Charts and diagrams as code
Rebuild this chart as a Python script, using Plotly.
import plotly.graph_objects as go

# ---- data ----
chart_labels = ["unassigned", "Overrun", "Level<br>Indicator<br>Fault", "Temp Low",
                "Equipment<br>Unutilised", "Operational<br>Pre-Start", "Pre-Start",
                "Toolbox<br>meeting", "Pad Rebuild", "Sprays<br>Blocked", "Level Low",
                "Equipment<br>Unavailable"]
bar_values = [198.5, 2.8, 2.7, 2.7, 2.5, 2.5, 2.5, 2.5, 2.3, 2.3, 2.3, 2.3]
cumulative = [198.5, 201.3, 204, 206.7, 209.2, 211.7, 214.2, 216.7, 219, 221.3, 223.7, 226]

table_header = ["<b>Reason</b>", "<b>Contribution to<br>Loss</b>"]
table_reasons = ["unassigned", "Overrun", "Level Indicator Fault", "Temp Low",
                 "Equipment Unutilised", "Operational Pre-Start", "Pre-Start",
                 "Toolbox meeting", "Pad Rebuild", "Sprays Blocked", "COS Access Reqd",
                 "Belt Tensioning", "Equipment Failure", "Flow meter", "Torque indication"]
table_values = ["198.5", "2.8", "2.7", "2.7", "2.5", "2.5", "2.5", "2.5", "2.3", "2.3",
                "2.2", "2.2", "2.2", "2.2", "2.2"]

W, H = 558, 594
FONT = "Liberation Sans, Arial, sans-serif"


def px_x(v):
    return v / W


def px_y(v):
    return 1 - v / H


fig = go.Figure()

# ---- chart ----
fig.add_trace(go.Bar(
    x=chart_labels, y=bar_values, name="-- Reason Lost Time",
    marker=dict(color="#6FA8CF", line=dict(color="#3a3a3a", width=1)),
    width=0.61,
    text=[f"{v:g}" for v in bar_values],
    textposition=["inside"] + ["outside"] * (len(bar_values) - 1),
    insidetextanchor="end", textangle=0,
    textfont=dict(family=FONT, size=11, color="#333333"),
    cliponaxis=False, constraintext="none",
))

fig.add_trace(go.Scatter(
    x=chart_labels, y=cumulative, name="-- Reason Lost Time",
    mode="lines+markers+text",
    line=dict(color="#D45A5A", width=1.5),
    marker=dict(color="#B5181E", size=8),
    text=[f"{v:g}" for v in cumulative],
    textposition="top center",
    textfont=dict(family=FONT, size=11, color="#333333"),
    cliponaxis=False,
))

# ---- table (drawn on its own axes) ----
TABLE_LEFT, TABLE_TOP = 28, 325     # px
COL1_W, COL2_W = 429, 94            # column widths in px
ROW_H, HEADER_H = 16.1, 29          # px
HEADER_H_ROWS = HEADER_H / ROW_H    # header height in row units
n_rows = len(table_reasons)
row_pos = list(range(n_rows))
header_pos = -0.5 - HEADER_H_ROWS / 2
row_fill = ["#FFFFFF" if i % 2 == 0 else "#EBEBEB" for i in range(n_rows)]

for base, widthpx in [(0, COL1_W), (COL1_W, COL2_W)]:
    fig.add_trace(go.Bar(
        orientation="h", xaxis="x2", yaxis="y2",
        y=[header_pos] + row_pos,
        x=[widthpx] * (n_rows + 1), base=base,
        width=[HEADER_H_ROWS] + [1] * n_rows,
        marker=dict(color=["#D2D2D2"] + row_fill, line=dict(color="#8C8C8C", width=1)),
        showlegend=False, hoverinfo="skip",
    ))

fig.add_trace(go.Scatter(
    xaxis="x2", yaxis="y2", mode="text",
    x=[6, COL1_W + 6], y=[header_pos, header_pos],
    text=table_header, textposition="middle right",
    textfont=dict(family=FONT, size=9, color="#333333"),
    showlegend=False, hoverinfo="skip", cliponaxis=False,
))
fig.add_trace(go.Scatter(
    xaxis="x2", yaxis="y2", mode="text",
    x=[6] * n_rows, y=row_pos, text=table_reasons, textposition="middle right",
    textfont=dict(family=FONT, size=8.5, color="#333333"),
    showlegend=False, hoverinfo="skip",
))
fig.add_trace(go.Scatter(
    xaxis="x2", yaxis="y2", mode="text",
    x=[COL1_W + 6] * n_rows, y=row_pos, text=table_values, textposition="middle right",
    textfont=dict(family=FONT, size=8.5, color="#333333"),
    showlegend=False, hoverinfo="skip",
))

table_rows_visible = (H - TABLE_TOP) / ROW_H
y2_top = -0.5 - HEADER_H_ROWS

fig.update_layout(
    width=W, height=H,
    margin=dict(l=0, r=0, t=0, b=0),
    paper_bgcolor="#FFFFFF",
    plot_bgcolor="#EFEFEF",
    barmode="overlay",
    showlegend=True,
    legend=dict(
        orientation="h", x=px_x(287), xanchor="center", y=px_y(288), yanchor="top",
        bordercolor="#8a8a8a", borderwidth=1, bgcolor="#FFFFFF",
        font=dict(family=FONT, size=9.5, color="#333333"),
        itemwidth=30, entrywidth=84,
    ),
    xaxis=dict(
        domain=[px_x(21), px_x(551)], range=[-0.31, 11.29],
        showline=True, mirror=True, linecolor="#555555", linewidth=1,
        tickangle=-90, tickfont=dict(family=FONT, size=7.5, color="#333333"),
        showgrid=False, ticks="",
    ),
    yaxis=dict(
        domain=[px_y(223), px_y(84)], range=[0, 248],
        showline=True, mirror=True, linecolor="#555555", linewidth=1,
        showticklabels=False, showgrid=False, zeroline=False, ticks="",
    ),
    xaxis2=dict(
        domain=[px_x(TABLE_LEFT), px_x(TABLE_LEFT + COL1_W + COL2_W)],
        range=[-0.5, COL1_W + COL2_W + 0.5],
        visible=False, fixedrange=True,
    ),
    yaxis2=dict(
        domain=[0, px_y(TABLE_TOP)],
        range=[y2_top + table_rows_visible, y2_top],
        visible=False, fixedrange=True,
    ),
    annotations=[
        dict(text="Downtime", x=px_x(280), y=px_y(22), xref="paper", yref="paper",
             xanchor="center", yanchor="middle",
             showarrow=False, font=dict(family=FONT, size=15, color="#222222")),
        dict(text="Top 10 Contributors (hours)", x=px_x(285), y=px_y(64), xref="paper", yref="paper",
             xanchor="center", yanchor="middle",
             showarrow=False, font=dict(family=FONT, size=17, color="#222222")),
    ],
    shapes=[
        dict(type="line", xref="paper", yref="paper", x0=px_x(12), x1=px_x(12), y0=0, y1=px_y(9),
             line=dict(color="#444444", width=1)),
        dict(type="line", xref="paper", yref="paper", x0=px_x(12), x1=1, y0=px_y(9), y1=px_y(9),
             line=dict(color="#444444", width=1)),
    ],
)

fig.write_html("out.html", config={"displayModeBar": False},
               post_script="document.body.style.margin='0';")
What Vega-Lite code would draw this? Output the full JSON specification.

Short exercise ::
Set down, exactly as written, each line of the data from its opening line through the one containing "import plotly.graph_objects as go". Output nothing more.

Right answer ::
Rebuild this chart as a Python script, using Plotly.
import plotly.graph_objects as go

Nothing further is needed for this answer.